When we got married, already with two kids, we did not tell our neighbours, who we are on friendly terms with, but never talk about anything of significance with.

It just did not seem a big deal, and we are not the types to hype it up anyway. Besides, I would assume my neighbours would not really be particularly interested....

Seems quite normal to me.

Now, if you asked about it and they lied, well then, that would be weird.

Alderney · 13/06/2008 20:43

Its a bit strange, but my husband's work is like that...

When we were getting amrried I lived, ate and breathed that wedding, and so did the girls around me at work...
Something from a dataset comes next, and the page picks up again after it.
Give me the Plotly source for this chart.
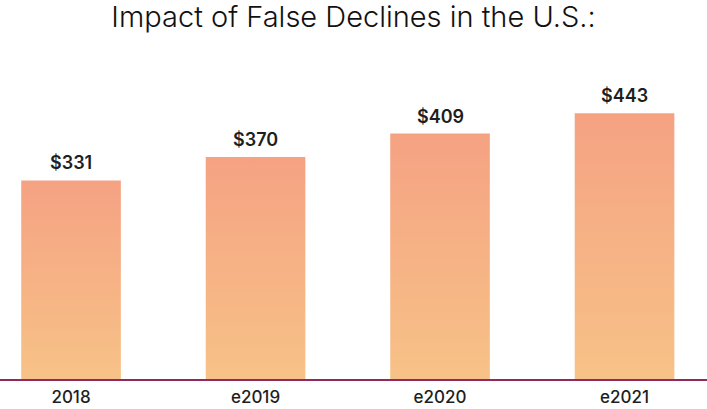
import plotly.graph_objects as go

YEARS = ['2018', 'e2019', 'e2020', 'e2021']
VALUES = [331, 370, 409, 443]
LABELS = ['$331', '$370', '$409', '$443']

TOP_COLOR = '#F5A283'
BOTTOM_COLOR = '#F7C287'
BASE_COLOR = '#8E2A5E'
BAR_HALF = 0.27

fig = go.Figure()

# bars drawn as filled shapes so they can carry a vertical gradient
for i, (year, val) in enumerate(zip(YEARS, VALUES)):
    xs = [i - BAR_HALF, i - BAR_HALF, i + BAR_HALF, i + BAR_HALF, i - BAR_HALF]
    ys = [0, val, val, 0, 0]
    fig.add_trace(go.Scatter(
        x=xs, y=ys, mode='lines', fill='toself', line=dict(width=0),
        fillgradient=dict(type='vertical',
                          colorscale=[[0, BOTTOM_COLOR], [1, TOP_COLOR]]),
        hoverinfo='skip', showlegend=False))

for i, (val, lab) in enumerate(zip(VALUES, LABELS)):
    fig.add_annotation(x=i, y=val, text=lab, showarrow=False,
                       yanchor='bottom', yshift=5,
                       font=dict(family='Inter', size=18, color='#1e1e1e', weight=600))

fig.update_xaxes(range=[-0.385, 3.447], tickvals=list(range(len(YEARS))), ticktext=YEARS,
                 showgrid=False, zeroline=False, ticks='',
                 showline=True, linecolor=BASE_COLOR, linewidth=2,
                 ticklabelstandoff=2, automargin=False,
                 tickfont=dict(family='Inter', size=17, color='#1e1e1e', weight=500))
fig.update_yaxes(range=[0, 531.7], visible=False)

fig.update_layout(
    width=707, height=409,
    margin=dict(l=0, r=0, t=60, b=30, pad=0),
    plot_bgcolor='white', paper_bgcolor='white',
    title=dict(text='Impact of False Declines in the U.S.:', x=0.5, xanchor='center',
               y=0.958, yref='container', yanchor='middle',
               font=dict(family='Inter', size=29, color='#111111', weight=300)),
)

fig.write_html("out.html", config={'displayModeBar': False},
               post_script="document.body.style.margin='0';")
My DH didn;t tell his work (where he was 45 hours a week) and they didn't know until they saw the photo in the paper....

That was fairly common at his work - one of the girls he worked with did exactly the same.

Neither of us eloped - we both had fairly quiet weddings (we had 26 guests for example) and we had all lived together beofre we were married...but I did find it strange the he told no-one at work at all...
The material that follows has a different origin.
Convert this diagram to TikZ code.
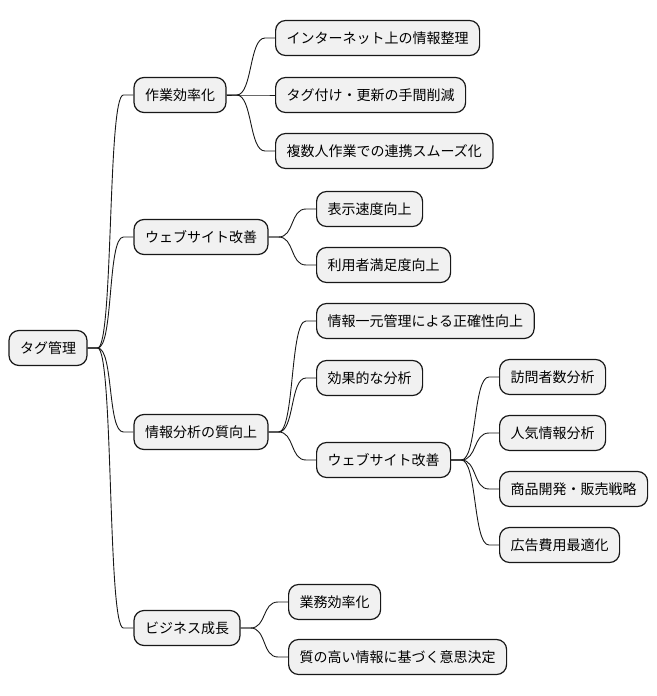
\documentclass[tikz,border=0pt]{standalone}
\usepackage{fontspec}
\setmainfont{Noto Sans CJK JP}
\usetikzlibrary{positioning}
\definecolor{boxfill}{HTML}{F1F1F1}
\definecolor{boxline}{HTML}{181818}
\newcommand{\branch}[2]{\draw[edge] (#1.east) -- ++(10pt,0) .. controls +(16pt,0) and +(-16pt,0) .. ([xshift=-10pt]#2.west) -- (#2.west);}

\begin{document}
\begin{tikzpicture}[
  x=1pt, y=-1pt,
  topic/.style={rectangle, draw=boxline, fill=boxfill, line width=1.2pt, rounded corners=10pt, minimum height=35pt, inner xsep=11pt, font=\fontsize{14}{17}\selectfont},
  edge/.style={draw=boxline, line width=0.9pt},
]
\useasboundingbox (0,0) rectangle (656,696);
% Root
\node[topic] (root) at (48,348) {タグ管理};

% First level
\node[topic] (work) at (180,95) {作業効率化};
\node[topic] (web) at (201,237) {ウェブサイト改善};
\node[topic] (info) at (201,432) {情報分析の質向上};
\node[topic] (biz) at (187,628) {ビジネス成長};

% Work children
\node[topic, anchor=west] (w1) at (275,38) {インターネット上の情報整理};
\node[topic, anchor=west] (w2) at (275,95) {タグ付け・更新の手間削減};
\node[topic, anchor=west] (w3) at (275,151) {複数人作業での連携スムーズ化};

% Web children
\node[topic, anchor=west] (s1) at (316,209) {表示速度向上};
\node[topic, anchor=west] (s2) at (316,265) {利用者満足度向上};

% Info children
\node[topic, anchor=west] (i1) at (316,321) {情報一元管理による正確性向上};
\node[topic, anchor=west] (i2) at (316,378) {効果的な分析};
\node[topic, anchor=west] (i3) at (316,460) {ウェブサイト改善};
\node[topic, anchor=west] (a1) at (499,377) {訪問者数分析};
\node[topic, anchor=west] (a2) at (499,433) {人気情報分析};
\node[topic, anchor=west] (a3) at (499,489) {商品開発・販売戦略};
\node[topic, anchor=west] (a4) at (499,545) {広告費用最適化};

% Biz children
\node[topic, anchor=west] (b1) at (288,602) {業務効率化};
\node[topic, anchor=west] (b2) at (288,657) {質の高い情報に基づく意思決定};

% Branches
\branch{root}{work}
\branch{root}{web}
\branch{root}{info}
\branch{root}{biz}
\branch{work}{w1}
\branch{work}{w2}
\branch{work}{w3}
\branch{web}{s1}
\branch{web}{s2}
\branch{info}{i1}
\branch{info}{i2}
\branch{info}{i3}
\branch{i3}{a1}
\branch{i3}{a2}
\branch{i3}{a3}
\branch{i3}{a4}
\branch{biz}{b1}
\branch{biz}{b2}
\end{tikzpicture}
\end{document}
MERLYPUSS · 13/06/2008 20:49

I didn't tell anyone (other than close family - the only guests) til the day before. I didn't want the 'ooh what flowers are you having, blah, blah, blah' questions.
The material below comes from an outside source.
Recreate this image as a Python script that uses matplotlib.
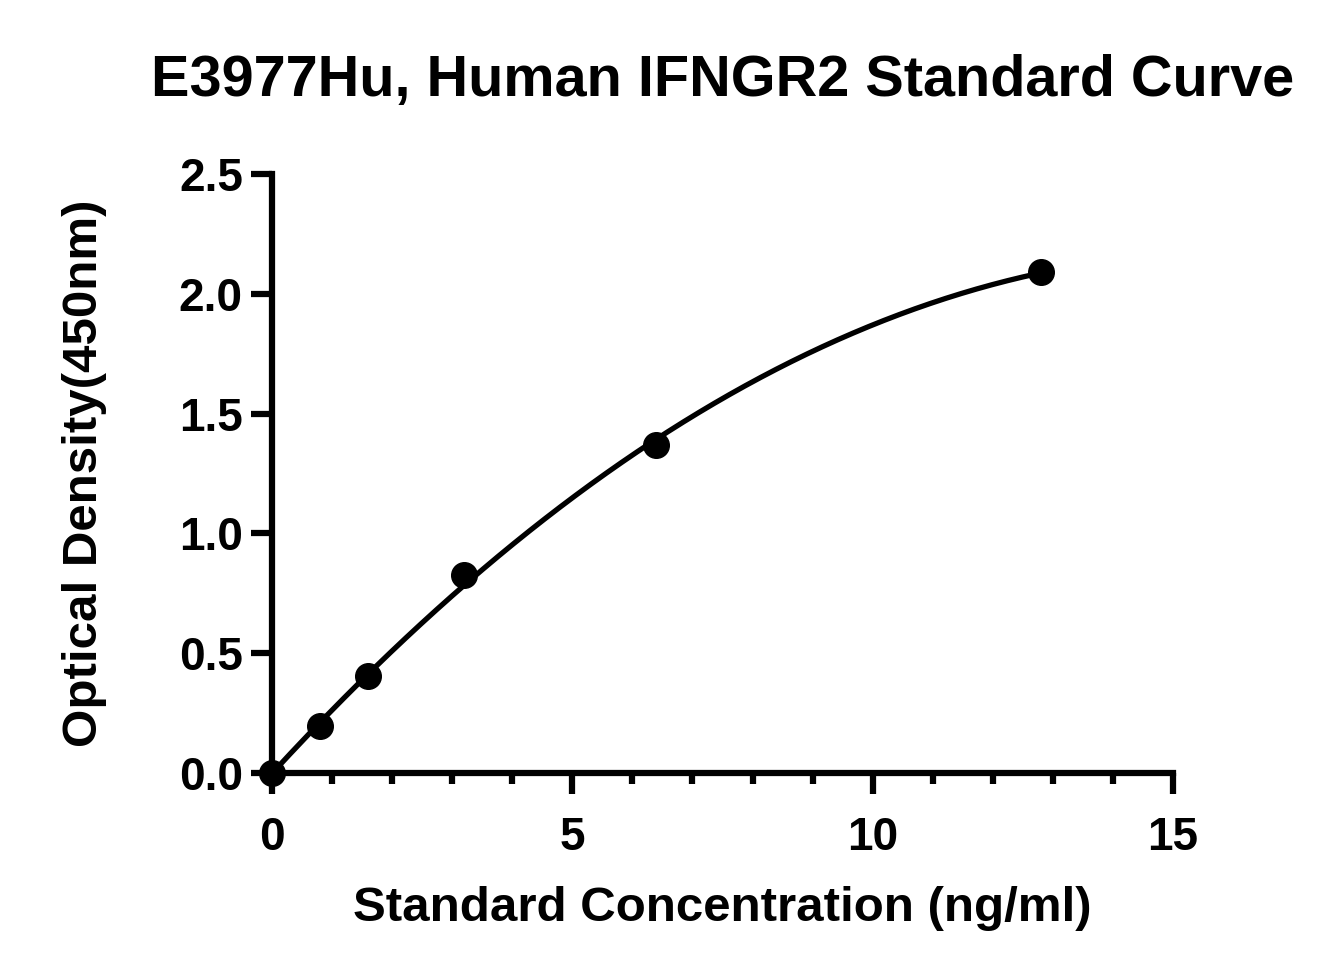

potoftea · 13/06/2008 22:11

Maybe they didn't tell you because they aren't inviting you, and were worried you'd feel you had to give a present if they told you, so are down playing it a bit.

stickybun · 13/06/2008 23:36

Depends what their view on marriage is - I've got a friend who did it v. low key and only invited family. DH has a friend who only told work afterwards because he didn't want to invite everyone from the office. Sometimes people are a bit shy or weird about things. Don't let it spoil a good neighbour relationship they can be very important - I agree with potoftea could be more to do with being self-deprecating/not wanting to impose. You could do worse couldn't you [rottweiler and drum-kit emoticon]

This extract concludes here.